La dette de 40 pays africains suspendue ... mais pas annulée
16 avril 2020C’est officiel. A l’issue d’une conférence de presse virtuelle ce mercredi (15.04), les ministres des finances du G20 et les autres créanciers bilatéraux ont décidé de suspendre pendant 12 mois, la dette des pays pauvres. Ceci devrait permettre à ces Etats de faire face à la crise économique liée au coronavirus. C’est ce qu’a annoncé le ministre saoudien des Finances. Mohammed al-Jadaan estime que cette décision est à même de soutenir l’économie mondiale et le sytème financier.

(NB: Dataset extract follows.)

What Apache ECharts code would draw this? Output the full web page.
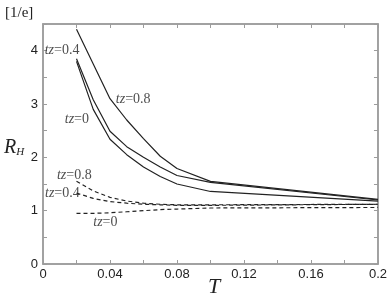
<!DOCTYPE html>
<html><head><meta charset="utf-8">
<script src="https://cdn.jsdelivr.net/npm/echarts@6/dist/echarts.min.js"></script>
<style>html,body{margin:0;padding:0;background:#fff}#c{width:390px;height:300px}</style>
</head><body><div id="c"></div>
<script>
// Data (T, R_H)
const T = [0.02, 0.03, 0.04, 0.05, 0.06, 0.07, 0.08, 0.1, 0.2];
const solid08 = [4.40, 3.75, 3.10, 2.70, 2.35, 2.02, 1.79, 1.55, 1.21];
const solid04 = [3.85, 3.08, 2.49, 2.20, 2.00, 1.82, 1.66, 1.53, 1.20];
const solid00 = [3.80, 2.90, 2.34, 2.05, 1.82, 1.64, 1.50, 1.36, 1.18];
const dash08 = [1.55, 1.37, 1.25, 1.18, 1.14, 1.12, 1.11, 1.11, 1.12];
const dash04 = [1.33, 1.23, 1.17, 1.14, 1.12, 1.11, 1.10, 1.10, 1.12];
const dash00 = [0.95, 0.95, 0.96, 0.98, 1.00, 1.02, 1.03, 1.05, 1.06];
const xTicks = [0, 0.04, 0.08, 0.12, 0.16, 0.2];
const yTicks = [0, 1, 2, 3, 4];
const labelText = ['0.4', '0.8', '0', '0.8', '0.4', '0'];
const labelAt = [[0.001, 4.0], [0.0435, 3.09], [0.013, 2.72], [0.0083, 1.66], [0.0012, 1.32], [0.03, 0.79]];

const pairs = ys => T.map((t, i) => [t, ys[i]]);
const near = (v, list) => list.some(t => Math.abs(v - t) < 1e-9);
const axisCol = '#9c9c9c';
const lineCol = '#222';
const serif = '"Liberation Serif", "DejaVu Serif", serif';
const sans = '"Liberation Sans", Arial, sans-serif';

const chart = echarts.init(document.getElementById('c'), null, {renderer: 'canvas'});
function mkLine(ys, dashed) {
  return {
    type: 'line', data: pairs(ys), symbol: 'none', smooth: false, silent: true,
    lineStyle: {color: lineCol, width: 1.2, type: dashed ? [4, 3] : 'solid'}
  };
}
function xAx(pos, lab) {
  return {type: 'value', min: 0, max: 0.2, interval: 0.02, position: pos,
    axisLine: {show: true, onZero: false, lineStyle: {color: axisCol, width: 1.5}},
    axisTick: {show: true, inside: true, length: 4, lineStyle: {color: axisCol}},
    splitLine: {show: false}, axisLabel: lab};
}
function yAx(pos, lab) {
  return {type: 'value', min: 0, max: 4.5, interval: 0.5, position: pos,
    axisLine: {show: true, onZero: false, lineStyle: {color: axisCol, width: 1.5}},
    axisTick: {show: true, inside: true, length: 4, lineStyle: {color: axisCol}},
    splitLine: {show: false}, axisLabel: lab};
}
const tzRich = {
  i: {fontFamily: serif, fontStyle: 'italic', fontWeight: 'normal', fontSize: 14, color: '#222'},
  n: {fontFamily: serif, fontWeight: 'normal', fontSize: 14, color: '#222'}
};
chart.setOption({
  animation: false,
  title: [
    {text: '[1/e]', left: 5, top: 6, padding: 0,
      textStyle: {fontFamily: serif, fontSize: 15, fontWeight: 'normal', color: '#222'}},
    {text: '{r|R}{s|H}', left: 4, top: 138, padding: 0,
      textStyle: {fontWeight: 'normal', rich: {
        r: {fontFamily: serif, fontStyle: 'italic', fontWeight: 'normal', fontSize: 20, color: '#222'},
        s: {fontFamily: serif, fontStyle: 'italic', fontWeight: 'normal', fontSize: 11, color: '#222', verticalAlign: 'bottom'}}}},
    {text: 'T', left: 208, top: 276, padding: 0,
      textStyle: {fontFamily: serif, fontStyle: 'italic', fontSize: 22, fontWeight: 'normal', color: '#222'}}
  ],
  grid: {left: 43, right: 11, top: 24, bottom: 36, show: true, borderColor: axisCol, borderWidth: 1.5},
  xAxis: [
    xAx('bottom', {color: '#222', fontFamily: sans, fontSize: 13, margin: 4,
        formatter: v => near(v, xTicks) ? String(+v.toFixed(2)) : ''}),
    xAx('top', {show: false})
  ],
  yAxis: [
    yAx('left', {color: '#222', fontFamily: sans, fontSize: 13, margin: 5,
        formatter: v => near(v, yTicks) ? String(v) : ''}),
    yAx('right', {show: false})
  ],
  series: [
    mkLine(solid08, false), mkLine(solid04, false), mkLine(solid00, false),
    mkLine(dash08, true), mkLine(dash04, true), mkLine(dash00, true),
    {type: 'scatter', silent: true, symbolSize: 0,
      data: labelAt.map((p, i) => ({value: p, name: labelText[i]})),
      label: {show: true, position: 'right', distance: 0,
        formatter: p => '{i|tz}{n|=' + p.name + '}', rich: tzRich}}
  ]
});
</script></body></html>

Une décision saluée par l’Allemagne qui a aussi qualifié cet acte de "solidarité internationale de portée historique“. Au total, 40 pays africains sont concernés par cette suspension temporaire.
Un coup d'épée dans l'eau
Plusieurs économistes africains jugent cette suspension inefficace. Même si ce moratoire permet aux pays concernés de se concentrer sur la crise sanitaire et d’oublier un peu le fardeau du remboursement de la dette pendant une année, Patrick Mboyo, chercheur à l'université Paris Saclay, estime cependant que cette suspension ne devrait pas aider les pays africains à avoir une meilleure situation financière que celle d’avant le Covid-19.
"En réalité, ce moratoire ne va permettre aux pays africains que de pouvoir disposer de quelques ressources, quelques millions de dollars qui devaient être destinés au service de la dette et de pouvoir les réattribuer vers d’autres dépenses notamment celle relative à la crise de Covid-19", explique le chercheur.

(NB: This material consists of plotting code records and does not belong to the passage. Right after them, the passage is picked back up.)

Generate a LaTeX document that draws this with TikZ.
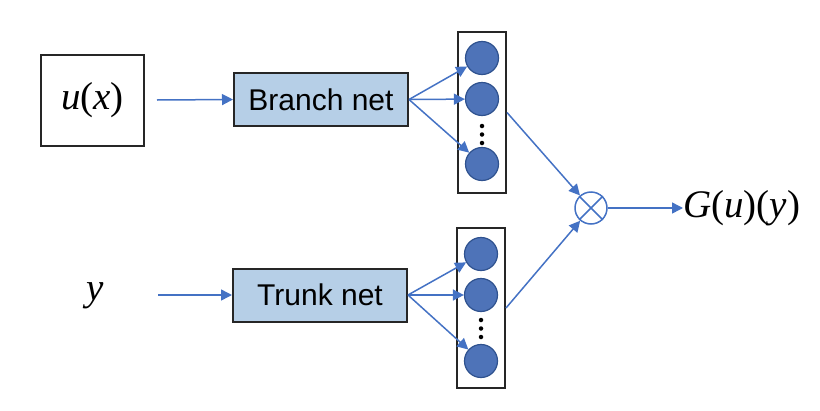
\documentclass[tikz,border=0pt]{standalone}
\usepackage{fontspec}
\setmainfont{Liberation Serif}
\newfontfamily\arialf{Liberation Sans}
\usetikzlibrary{arrows.meta,positioning}
\definecolor{lineblue}{HTML}{4472C4}
\definecolor{boxfill}{HTML}{B6CFE7}
\definecolor{neuronfill}{HTML}{4E73B8}
\definecolor{neuronedge}{HTML}{2F528F}
\tikzset{
  conn/.style={draw=lineblue, line width=1.5pt},
  arr/.style={conn, -{Triangle[length=11pt,width=11pt]}},
  netbox/.style={draw=black!85, line width=2pt, fill=boxfill, minimum width=174pt, minimum height=53pt, inner sep=0pt, font=\arialf\fontsize{30}{34}\selectfont},
  colbox/.style={draw=black!85, line width=2pt, fill=white, minimum width=48pt, inner sep=0pt},
  neuron/.style={circle, draw=neuronedge, line width=1.2pt, fill=neuronfill, minimum size=33pt, inner sep=0pt},
  bigtext/.style={font=\fontsize{39}{43}\selectfont, inner sep=0pt},
  dotn/.style={circle, fill=black, minimum size=4.5pt, inner sep=0pt},
}
\begin{document}
\begin{tikzpicture}[x=1pt,y=-1pt]
\useasboundingbox (0,0) rectangle (820,410);
% input box
\node[draw=black!85, line width=2pt, minimum width=103pt, minimum height=91pt, inner sep=0pt, bigtext] (ux) at (92.5,100.5) {\textit{u}(\textit{x})};
\coordinate (uxout) at (157,100);
\node[netbox] (branch) at (321,99.5) {Branch net};
\node[bigtext] (y) at (95,296) {\textit{y}};
\coordinate (yout) at (158,295);
\node[netbox] (trunk) at (320,295) {Trunk net};
% columns
\node[colbox, minimum height=161pt] (col1) at (482,112.5) {};
\node[colbox, minimum height=160pt] (col2) at (481,308) {};
\node[neuron] (b1) at (482,58) {};
\node[neuron] (b2) at (482,99) {};
\node[neuron] (b3) at (482,164) {};
\node[dotn] (bd1) at (482,126) {};
\node[dotn] (bd2) at (482,134.5) {};
\node[dotn] (bd3) at (482,143) {};
\node[neuron] (t1) at (481,254) {};
\node[neuron] (t2) at (481,295) {};
\node[neuron] (t3) at (481,361) {};
\node[dotn] (td1) at (481,320) {};
\node[dotn] (td2) at (481,328.5) {};
\node[dotn] (td3) at (481,337) {};
% product
\node[circle, draw=lineblue, line width=1.5pt, minimum size=32pt, inner sep=0pt] (prod) at (591,208) {};
\draw[conn] (prod.north west) -- (prod.south east) (prod.north east) -- (prod.south west);
\node[bigtext, anchor=west] (G) at (683,208) {\textit{G}(\textit{u})(\textit{y})};
% connectors
\draw[arr] (uxout) -- (branch.west);
\draw[arr] (yout) -- (trunk.west);
\draw[arr] (branch.east) -- (b1);
\draw[arr] (branch.east) -- (b2);
\draw[arr] (branch.east) -- (b3);
\draw[arr] (trunk.east) -- (t1);
\draw[arr] (trunk.east) -- (t2);
\draw[arr] (trunk.east) -- (t3);
\draw[arr] (col1.east) -- (prod);
\draw[arr] (col2.east) -- (prod);
\draw[arr] (prod.east) -- (G.west);
\end{tikzpicture}
\end{document}
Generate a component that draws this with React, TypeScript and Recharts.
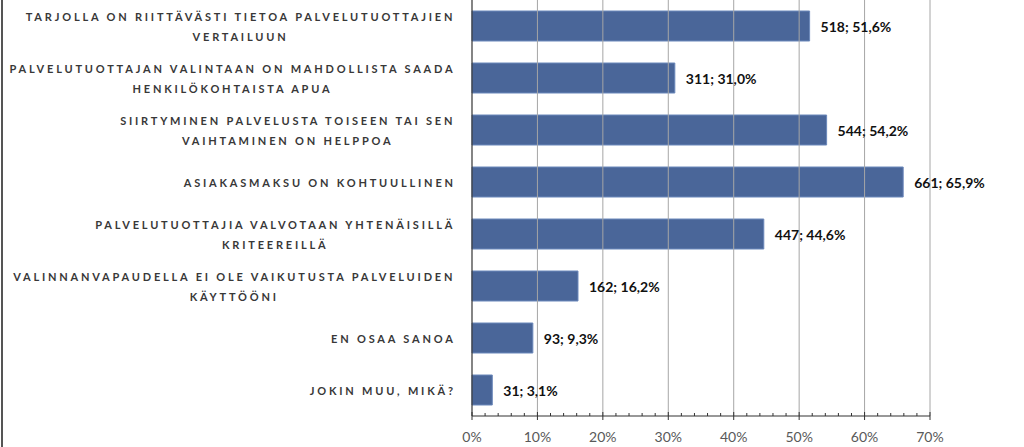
import React from "react";
import {
  BarChart,
  Bar,
  XAxis,
  YAxis,
  ReferenceLine,
  LabelList,
} from "recharts";

const categories = [
  "TARJOLLA ON RIITTÄVÄSTI TIETOA PALVELUTUOTTAJIEN\nVERTAILUUN",
  "PALVELUTUOTTAJAN VALINTAAN ON MAHDOLLISTA SAADA\nHENKILÖKOHTAISTA APUA",
  "SIIRTYMINEN PALVELUSTA TOISEEN TAI SEN\nVAIHTAMINEN ON HELPPOA",
  "ASIAKASMAKSU ON KOHTUULLINEN",
  "PALVELUTUOTTAJIA VALVOTAAN YHTENÄISILLÄ\nKRITEEREILLÄ",
  "VALINNANVAPAUDELLA EI OLE VAIKUTUSTA PALVELUIDEN\nKÄYTTÖÖNI",
  "EN OSAA SANOA",
  "JOKIN MUU, MIKÄ?",
];
const counts = [518, 311, 544, 661, 447, 162, 93, 31];
const percents = [51.6, 31.0, 54.2, 65.9, 44.6, 16.2, 9.3, 3.1];
const majorTicks = [0, 10, 20, 30, 40, 50, 60, 70];

const allTicks: number[] = [];
for (let v = 0; v <= 70; v += 2) allTicks.push(v);

const data = categories.map((name, i) => ({
  name,
  pct: percents[i],
  label: `${counts[i]}; ${percents[i].toFixed(1).replace(".", ",")}%`,
}));

const FONT = "Lato, 'Open Sans', sans-serif";
const CAT_SIZE = 11;
const LS = 2.8;
const ctx = document.createElement("canvas").getContext("2d");
function textWidth(s: string) {
  if (!ctx) return s.length * 9;
  ctx.font = `700 ${CAT_SIZE}px Lato`;
  return ctx.measureText(s).width + LS * s.length;
}

function CategoryTick({ x, y, payload }: any) {
  const lines = String(payload.value).split("\n");
  const w = Math.max(...lines.map(textWidth));
  const cx = x + LS - w / 2;
  const gap = 19.5;
  const start = y + 1 - ((lines.length - 1) * gap) / 2;
  return (
    <g>
      {lines.map((l, i) => (
        <text
          key={i}
          x={cx}
          y={start + i * gap}
          dy="0.35em"
          textAnchor="middle"
          fill="#383838"
          style={{
            fontFamily: FONT,
            fontWeight: 700,
            fontSize: CAT_SIZE,
            letterSpacing: LS,
          }}
        >
          {l}
        </text>
      ))}
    </g>
  );
}

function PercentTick({ x, y, payload }: any) {
  const major = payload.value % 10 === 0;
  return (
    <g>
      <line
        x1={x}
        x2={x}
        y1={major ? y - 4 : y - 3}
        y2={major ? y + 4 : y}
        stroke="#333"
        strokeWidth={1}
      />
      {major && (
        <text
          x={x}
          y={y + 21}
          dy="0.35em"
          textAnchor="middle"
          fill="#595959"
          style={{ fontFamily: FONT, fontSize: 14 }}
        >
          {payload.value}%
        </text>
      )}
    </g>
  );
}

function ValueLabel({ x, y, width, height, value }: any) {
  return (
    <text
      x={Number(x) + Number(width) + 11}
      y={Number(y) + Number(height) / 2 + 1}
      dy="0.35em"
      textAnchor="start"
      fill="#111"
      style={{ fontFamily: FONT, fontWeight: 700, fontSize: 14 }}
    >
      {value}
    </text>
  );
}

export default function App() {
  return (
    <div style={{ position: "relative", width: 1024, height: 447, background: "#fff" }}>
      <style>{"body{margin:0}"}</style>
      <div
        style={{
          position: "absolute",
          left: 1,
          top: 0,
          width: 2,
          height: 447,
          background: "#555",
        }}
      />
      <BarChart
        width={1024}
        height={447}
        data={data}
        layout="vertical"
        margin={{ top: 0, right: 94, left: 0, bottom: 0 }}
      >
        <XAxis
          type="number"
          dataKey="pct"
          domain={[0, 70]}
          ticks={allTicks}
          interval={0}
          height={31}
          tickSize={0}
          tickMargin={0}
          tickLine={false}
          axisLine={{ stroke: "#333", strokeWidth: 1.2 }}
          tick={<PercentTick />}
        />
        <YAxis
          type="category"
          dataKey="name"
          width={472}
          tickSize={0}
          tickMargin={19}
          tickLine={false}
          interval={0}
          axisLine={{ stroke: "#333", strokeWidth: 1.2 }}
          tick={<CategoryTick />}
        />
        {majorTicks.slice(1).map((t) => (
          <ReferenceLine key={t} x={t} stroke="#a6a6a6" strokeWidth={1} />
        ))}
        <Bar
          dataKey="pct"
          fill="#4a6699"
          stroke="#6b88bb"
          strokeWidth={1}
          barSize={30}
          isAnimationActive={false}
        >
          <LabelList dataKey="label" content={<ValueLabel />} />
        </Bar>
      </BarChart>
    </div>
  );
}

Pour Patrick Mboyo, "la crise de Covid-19 va demander un effort économique beaucoup plus conséquent que l’effort consenti pour le service de la dette. La meilleure façon de trouver un arrangement qui serait gagnant pour les pays européens mais aussi les pays africains c’est d’arriver à trouver un plan d’annulation complète, pas d’annulation massive de la dette."

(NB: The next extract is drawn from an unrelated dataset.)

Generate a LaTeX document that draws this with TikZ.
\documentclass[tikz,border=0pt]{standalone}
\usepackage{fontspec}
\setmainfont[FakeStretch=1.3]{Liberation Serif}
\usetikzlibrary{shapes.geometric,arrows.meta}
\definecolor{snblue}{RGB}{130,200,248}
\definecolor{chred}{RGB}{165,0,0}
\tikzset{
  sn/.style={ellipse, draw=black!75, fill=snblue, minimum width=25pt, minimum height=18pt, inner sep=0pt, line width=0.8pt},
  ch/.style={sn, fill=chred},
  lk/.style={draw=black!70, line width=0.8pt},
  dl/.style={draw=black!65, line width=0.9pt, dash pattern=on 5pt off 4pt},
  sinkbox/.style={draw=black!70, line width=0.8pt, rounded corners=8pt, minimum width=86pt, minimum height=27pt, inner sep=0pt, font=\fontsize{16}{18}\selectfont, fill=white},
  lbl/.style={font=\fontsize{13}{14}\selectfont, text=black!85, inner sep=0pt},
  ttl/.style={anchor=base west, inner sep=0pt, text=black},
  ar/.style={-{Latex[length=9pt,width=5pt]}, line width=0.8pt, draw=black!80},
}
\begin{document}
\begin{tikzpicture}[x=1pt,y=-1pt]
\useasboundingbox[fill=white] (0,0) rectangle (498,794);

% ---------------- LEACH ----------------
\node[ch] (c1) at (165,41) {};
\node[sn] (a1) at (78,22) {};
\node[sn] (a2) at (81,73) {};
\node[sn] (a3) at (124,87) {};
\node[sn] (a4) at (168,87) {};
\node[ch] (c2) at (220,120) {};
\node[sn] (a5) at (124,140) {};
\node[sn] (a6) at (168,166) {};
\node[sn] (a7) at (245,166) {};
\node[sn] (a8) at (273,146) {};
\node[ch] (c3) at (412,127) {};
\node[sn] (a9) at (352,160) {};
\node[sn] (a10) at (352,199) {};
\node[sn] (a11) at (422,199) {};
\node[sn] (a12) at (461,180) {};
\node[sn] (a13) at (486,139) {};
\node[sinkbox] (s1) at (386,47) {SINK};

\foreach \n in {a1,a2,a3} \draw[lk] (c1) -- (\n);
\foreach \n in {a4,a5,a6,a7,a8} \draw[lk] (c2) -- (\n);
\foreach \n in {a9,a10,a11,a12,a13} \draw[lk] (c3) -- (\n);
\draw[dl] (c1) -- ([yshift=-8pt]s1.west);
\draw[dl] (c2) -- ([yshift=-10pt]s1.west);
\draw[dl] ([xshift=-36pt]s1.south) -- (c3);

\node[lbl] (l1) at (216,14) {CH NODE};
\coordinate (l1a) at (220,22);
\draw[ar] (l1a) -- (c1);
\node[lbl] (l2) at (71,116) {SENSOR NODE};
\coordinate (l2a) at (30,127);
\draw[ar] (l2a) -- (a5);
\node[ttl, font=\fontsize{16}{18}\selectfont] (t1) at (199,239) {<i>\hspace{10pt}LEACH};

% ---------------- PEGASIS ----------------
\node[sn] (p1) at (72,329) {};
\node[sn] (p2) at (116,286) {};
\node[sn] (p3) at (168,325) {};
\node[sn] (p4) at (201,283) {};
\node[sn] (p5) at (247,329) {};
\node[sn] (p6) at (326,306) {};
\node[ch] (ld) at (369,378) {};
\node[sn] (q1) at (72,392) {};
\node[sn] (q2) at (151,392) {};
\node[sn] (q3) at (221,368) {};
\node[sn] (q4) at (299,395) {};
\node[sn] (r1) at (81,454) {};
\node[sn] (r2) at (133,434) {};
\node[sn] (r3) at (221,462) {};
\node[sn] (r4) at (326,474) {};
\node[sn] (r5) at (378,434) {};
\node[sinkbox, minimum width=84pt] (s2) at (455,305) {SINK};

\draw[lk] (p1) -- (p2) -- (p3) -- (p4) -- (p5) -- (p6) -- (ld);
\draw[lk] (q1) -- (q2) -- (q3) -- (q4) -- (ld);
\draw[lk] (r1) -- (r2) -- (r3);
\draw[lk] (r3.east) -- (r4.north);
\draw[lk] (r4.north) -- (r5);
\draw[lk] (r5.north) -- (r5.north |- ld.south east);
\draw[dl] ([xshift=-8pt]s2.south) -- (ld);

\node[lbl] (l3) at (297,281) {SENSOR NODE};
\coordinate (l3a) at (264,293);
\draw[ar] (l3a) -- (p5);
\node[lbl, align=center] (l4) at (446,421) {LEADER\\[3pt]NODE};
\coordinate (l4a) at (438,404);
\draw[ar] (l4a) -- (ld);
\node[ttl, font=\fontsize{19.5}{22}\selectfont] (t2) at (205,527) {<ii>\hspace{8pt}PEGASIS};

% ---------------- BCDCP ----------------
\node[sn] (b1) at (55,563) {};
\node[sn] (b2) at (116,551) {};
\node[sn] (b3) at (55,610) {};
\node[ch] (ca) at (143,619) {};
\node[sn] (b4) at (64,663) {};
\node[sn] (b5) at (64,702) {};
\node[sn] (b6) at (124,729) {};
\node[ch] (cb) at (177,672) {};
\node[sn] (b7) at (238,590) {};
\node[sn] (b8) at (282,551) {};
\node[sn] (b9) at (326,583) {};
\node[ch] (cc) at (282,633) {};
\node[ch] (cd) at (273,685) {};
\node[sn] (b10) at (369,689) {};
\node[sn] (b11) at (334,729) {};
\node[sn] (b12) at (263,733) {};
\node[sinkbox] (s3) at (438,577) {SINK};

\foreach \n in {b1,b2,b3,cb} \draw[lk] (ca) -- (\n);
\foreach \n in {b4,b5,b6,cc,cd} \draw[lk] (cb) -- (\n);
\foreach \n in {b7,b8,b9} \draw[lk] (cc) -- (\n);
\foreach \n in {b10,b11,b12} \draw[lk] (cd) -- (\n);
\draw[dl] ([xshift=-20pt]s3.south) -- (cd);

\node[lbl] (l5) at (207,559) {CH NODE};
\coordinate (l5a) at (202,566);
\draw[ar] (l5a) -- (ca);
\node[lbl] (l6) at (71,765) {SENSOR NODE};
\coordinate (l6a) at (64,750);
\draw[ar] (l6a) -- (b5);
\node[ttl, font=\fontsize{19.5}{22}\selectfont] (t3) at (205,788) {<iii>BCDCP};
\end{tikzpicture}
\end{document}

Selon les chiffres officiels, la dette cumulée des pays africains se chiffre actuellement à 365 milliards de dollars. Mais l’économiste africain Bourlaye Bagayoko du Comité pour l’abolition des dettes illégitimes, à Bamako au Mali, parle lui de plus de 500 milliards de dollars. Un chiffre qui a donc presque doublé, selon l’expert, sous l‘effet, entre autres, de la chute du prix des matières premières et du ralentissement de la croissance économique.
Moratoire inefficace pour l'Afrique ?
Pour Regis Hounkpè, directeur exécutif d'InterGlobe Conseils, un cabinet spécialisé en expertise géopolitique et communication stratégique, la suspension provisoire de la dette des pays pauvres n’est pas efficace.
"L’annulation de cette dette aurait permis au continent africain de faire face davantage aux dépenses et aux urgences sanitaires, aux urgences alimentaires et aussi aux urgences liées au flux migratoire. Le moratoire ne permet que de repousser les échéances mais le problème n'est pas résolu, il subsiste toujours", insiste Regis Hounkpè.
Pour alléger le fardeau de la crise pour les pays pauvres, le FMI est prêt à verser 11 milliards de dollars d'aide à 32 pays d'Afrique subsaharienne qui en ont fait la demande. Le Burkina Faso, le Tchad, le Gabon, le Ghana, Madagascar, le Niger, le Rwanda, le Sénégal et le Togo en ont déjà bénéficié.